Start Data shown
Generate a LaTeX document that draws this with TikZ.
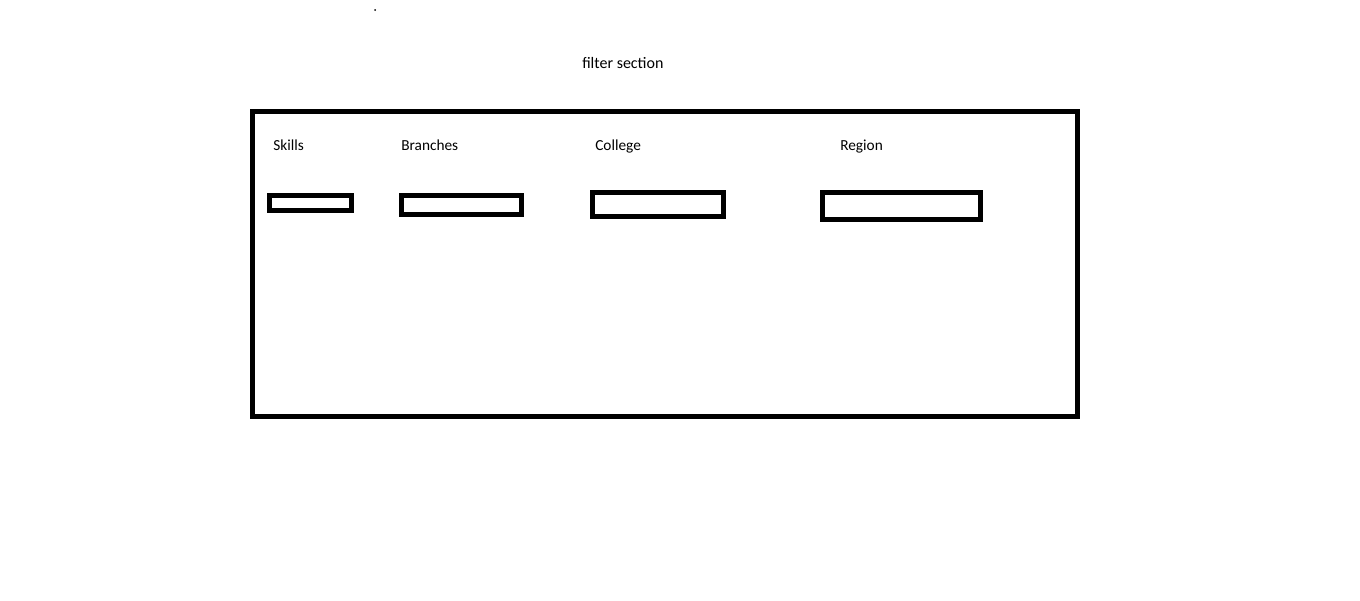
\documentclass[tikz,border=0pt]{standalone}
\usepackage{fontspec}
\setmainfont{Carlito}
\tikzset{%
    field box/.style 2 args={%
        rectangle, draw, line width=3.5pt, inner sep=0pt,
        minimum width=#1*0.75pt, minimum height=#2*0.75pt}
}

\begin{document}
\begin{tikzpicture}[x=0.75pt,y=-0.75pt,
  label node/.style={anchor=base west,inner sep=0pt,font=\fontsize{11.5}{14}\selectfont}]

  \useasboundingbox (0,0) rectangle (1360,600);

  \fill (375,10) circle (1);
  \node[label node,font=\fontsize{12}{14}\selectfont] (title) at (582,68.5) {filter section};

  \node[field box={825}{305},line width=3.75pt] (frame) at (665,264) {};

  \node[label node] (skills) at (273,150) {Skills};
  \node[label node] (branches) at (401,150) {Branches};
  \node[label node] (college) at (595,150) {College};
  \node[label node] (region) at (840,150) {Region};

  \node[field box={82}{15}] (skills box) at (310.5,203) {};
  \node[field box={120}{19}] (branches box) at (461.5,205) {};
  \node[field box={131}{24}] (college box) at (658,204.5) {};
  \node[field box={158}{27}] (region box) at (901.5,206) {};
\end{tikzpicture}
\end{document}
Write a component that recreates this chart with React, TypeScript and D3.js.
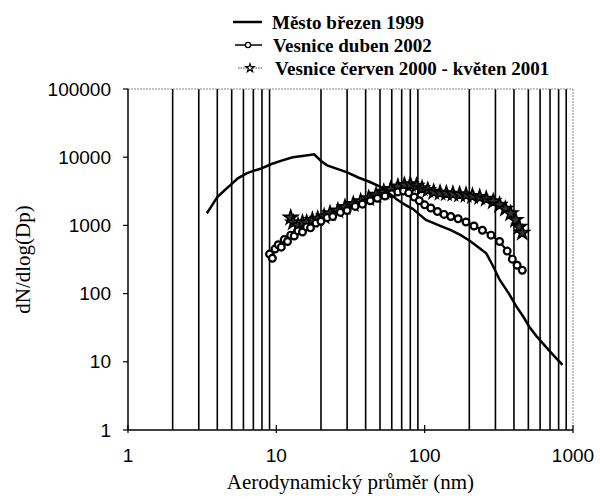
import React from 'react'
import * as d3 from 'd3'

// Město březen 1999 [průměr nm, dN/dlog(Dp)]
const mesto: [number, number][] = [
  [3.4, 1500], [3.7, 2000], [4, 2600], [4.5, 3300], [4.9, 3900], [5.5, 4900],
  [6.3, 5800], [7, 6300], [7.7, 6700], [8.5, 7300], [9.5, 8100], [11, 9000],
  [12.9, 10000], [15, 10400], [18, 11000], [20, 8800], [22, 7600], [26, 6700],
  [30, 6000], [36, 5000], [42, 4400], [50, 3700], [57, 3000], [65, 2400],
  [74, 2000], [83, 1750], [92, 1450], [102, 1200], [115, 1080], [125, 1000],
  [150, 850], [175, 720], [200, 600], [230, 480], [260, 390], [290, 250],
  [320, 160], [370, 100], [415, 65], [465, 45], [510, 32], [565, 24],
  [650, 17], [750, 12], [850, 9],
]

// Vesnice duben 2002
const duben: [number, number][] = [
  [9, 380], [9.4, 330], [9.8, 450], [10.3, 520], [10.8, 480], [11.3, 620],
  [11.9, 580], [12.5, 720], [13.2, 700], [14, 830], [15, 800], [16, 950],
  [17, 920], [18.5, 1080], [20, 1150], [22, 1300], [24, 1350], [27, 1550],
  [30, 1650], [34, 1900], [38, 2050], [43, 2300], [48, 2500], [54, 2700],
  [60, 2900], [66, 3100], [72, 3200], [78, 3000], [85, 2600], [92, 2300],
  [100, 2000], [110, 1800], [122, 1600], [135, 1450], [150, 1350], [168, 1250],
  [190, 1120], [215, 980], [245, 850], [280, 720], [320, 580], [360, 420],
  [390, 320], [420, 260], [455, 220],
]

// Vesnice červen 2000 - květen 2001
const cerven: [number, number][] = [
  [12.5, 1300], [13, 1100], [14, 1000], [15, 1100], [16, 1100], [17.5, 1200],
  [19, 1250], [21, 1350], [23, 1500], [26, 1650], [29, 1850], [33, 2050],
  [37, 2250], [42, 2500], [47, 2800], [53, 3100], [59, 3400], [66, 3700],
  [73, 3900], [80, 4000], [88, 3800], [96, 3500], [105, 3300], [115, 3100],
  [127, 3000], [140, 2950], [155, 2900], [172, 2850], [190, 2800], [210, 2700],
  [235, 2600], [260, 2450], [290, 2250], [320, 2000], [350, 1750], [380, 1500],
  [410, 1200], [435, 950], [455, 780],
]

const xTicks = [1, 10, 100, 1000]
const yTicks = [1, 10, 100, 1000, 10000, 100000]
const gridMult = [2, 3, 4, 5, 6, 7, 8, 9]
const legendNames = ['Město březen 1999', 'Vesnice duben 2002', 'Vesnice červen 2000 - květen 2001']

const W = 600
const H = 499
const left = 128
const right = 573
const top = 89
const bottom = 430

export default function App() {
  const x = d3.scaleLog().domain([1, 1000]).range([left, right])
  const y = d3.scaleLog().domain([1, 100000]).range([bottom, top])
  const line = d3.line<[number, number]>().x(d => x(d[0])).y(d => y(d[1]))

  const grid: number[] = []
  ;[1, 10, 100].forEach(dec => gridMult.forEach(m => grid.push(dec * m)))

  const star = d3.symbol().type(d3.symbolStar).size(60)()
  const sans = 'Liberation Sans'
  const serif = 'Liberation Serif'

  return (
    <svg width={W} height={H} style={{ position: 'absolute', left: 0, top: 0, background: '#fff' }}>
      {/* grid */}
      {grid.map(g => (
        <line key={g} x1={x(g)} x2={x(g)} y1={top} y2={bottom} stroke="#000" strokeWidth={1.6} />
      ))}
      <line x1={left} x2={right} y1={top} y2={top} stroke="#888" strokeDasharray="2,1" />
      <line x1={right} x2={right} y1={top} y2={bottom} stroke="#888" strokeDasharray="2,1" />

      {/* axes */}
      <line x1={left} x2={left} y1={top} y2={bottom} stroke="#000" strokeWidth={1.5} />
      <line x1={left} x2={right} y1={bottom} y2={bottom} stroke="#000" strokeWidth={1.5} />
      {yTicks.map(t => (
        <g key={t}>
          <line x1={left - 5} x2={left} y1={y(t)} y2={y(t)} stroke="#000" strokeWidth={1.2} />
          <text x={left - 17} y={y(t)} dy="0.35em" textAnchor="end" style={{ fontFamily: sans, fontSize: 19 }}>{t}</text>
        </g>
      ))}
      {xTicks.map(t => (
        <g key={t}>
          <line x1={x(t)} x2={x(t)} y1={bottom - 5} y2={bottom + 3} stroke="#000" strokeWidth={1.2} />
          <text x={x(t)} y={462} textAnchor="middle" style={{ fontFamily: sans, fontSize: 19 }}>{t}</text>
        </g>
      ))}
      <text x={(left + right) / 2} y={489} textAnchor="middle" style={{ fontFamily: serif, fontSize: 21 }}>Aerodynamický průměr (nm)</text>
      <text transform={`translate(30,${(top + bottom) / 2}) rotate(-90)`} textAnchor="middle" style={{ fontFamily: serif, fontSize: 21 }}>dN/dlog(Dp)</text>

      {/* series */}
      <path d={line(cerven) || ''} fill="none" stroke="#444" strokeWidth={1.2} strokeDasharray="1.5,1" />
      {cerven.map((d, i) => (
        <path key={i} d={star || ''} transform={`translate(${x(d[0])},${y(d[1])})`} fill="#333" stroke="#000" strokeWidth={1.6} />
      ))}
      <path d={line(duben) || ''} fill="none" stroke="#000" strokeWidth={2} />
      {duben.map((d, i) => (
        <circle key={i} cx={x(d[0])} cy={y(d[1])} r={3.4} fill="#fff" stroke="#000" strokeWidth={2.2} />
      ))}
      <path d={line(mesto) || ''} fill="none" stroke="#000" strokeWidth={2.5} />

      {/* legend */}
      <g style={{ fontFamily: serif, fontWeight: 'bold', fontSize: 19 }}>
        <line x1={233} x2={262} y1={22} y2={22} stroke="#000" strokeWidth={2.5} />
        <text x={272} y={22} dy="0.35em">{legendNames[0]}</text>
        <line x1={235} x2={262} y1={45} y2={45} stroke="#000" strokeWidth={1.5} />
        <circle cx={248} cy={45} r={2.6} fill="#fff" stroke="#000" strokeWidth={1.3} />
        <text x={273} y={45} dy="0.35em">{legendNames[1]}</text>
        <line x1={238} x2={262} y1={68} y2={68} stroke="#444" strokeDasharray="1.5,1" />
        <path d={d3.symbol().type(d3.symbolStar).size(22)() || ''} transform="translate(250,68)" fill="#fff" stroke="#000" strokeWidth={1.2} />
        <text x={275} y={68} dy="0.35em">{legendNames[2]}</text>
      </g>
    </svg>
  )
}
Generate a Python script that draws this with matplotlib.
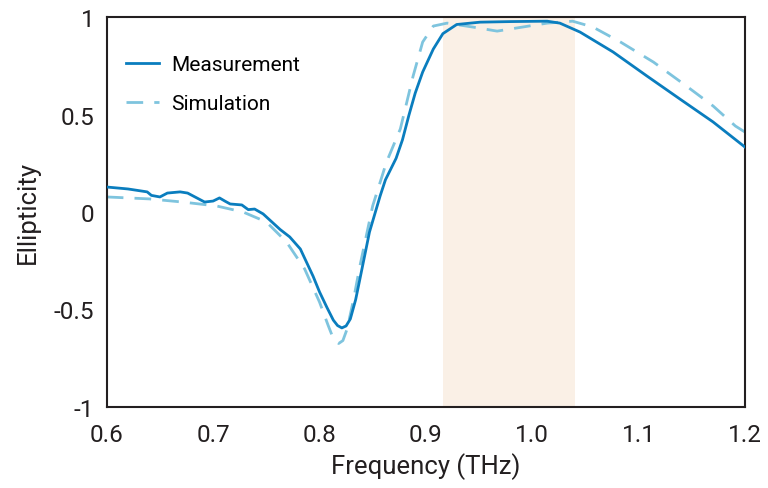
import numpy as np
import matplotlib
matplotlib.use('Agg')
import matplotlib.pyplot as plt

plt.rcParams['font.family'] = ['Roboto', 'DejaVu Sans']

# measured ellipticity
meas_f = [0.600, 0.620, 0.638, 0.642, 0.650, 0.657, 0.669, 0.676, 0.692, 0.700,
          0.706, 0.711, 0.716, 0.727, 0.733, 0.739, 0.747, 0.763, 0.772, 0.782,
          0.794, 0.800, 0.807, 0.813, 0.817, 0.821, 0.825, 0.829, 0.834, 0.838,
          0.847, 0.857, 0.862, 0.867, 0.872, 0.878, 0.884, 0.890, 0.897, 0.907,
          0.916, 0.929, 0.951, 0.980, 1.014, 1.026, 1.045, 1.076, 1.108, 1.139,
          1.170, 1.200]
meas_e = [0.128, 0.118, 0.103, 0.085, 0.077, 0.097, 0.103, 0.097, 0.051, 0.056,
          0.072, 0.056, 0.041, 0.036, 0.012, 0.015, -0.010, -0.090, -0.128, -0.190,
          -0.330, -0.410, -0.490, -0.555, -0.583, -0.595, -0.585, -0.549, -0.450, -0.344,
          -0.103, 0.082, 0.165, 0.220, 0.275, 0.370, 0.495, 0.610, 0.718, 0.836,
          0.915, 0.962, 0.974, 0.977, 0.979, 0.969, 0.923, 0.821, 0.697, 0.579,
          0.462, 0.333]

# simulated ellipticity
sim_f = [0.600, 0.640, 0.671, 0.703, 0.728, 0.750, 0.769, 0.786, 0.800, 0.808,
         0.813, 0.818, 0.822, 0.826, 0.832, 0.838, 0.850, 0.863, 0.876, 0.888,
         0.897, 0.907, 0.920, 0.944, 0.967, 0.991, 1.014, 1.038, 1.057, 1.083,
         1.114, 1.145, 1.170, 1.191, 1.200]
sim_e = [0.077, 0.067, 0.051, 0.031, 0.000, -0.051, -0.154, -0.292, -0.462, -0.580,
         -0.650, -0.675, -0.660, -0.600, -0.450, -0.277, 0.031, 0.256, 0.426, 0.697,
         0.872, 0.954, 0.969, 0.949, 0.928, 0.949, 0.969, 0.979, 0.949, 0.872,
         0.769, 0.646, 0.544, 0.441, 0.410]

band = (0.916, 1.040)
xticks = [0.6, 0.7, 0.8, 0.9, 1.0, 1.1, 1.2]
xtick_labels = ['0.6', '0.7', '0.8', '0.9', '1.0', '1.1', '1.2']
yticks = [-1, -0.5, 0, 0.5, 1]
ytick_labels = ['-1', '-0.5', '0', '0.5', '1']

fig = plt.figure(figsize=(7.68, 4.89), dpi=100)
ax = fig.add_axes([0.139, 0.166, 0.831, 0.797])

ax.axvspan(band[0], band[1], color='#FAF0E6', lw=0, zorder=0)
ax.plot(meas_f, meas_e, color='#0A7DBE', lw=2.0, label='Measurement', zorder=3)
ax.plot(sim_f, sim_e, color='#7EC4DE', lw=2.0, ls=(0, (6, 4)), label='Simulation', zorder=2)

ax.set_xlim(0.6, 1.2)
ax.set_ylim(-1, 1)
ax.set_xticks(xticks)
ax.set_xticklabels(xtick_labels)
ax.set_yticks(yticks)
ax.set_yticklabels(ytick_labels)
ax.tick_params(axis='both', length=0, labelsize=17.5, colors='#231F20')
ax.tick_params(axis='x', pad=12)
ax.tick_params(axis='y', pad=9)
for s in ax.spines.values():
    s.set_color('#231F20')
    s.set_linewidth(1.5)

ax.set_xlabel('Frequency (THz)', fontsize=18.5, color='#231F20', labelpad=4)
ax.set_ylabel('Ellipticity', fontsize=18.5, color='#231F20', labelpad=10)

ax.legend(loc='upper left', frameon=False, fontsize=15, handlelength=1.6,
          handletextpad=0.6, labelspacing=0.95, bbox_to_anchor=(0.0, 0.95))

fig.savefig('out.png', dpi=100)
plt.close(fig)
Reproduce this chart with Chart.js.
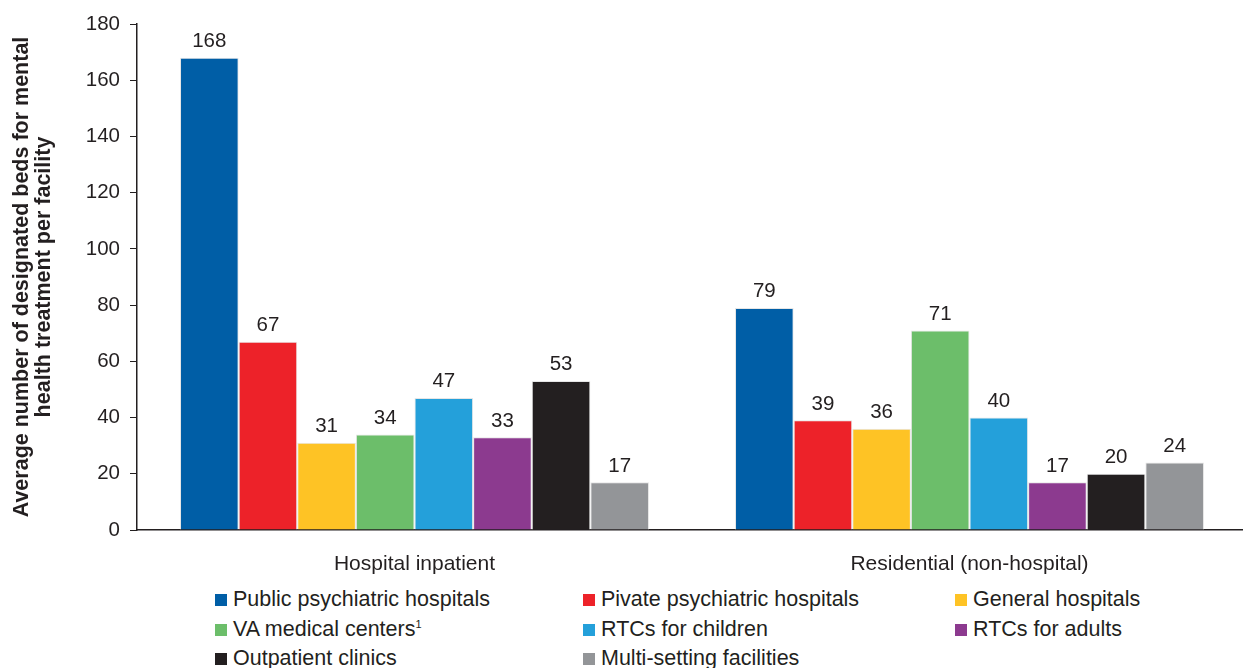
End Data shown
Pick out the part that begins with the line containing "Write a component" and finishes with the line containing "import * as d3 from 'd3'", both included. Restate it exactly, without images.

[The solution]
Write a component that recreates this chart with React, TypeScript and D3.js.
import React from 'react'
import * as d3 from 'd3'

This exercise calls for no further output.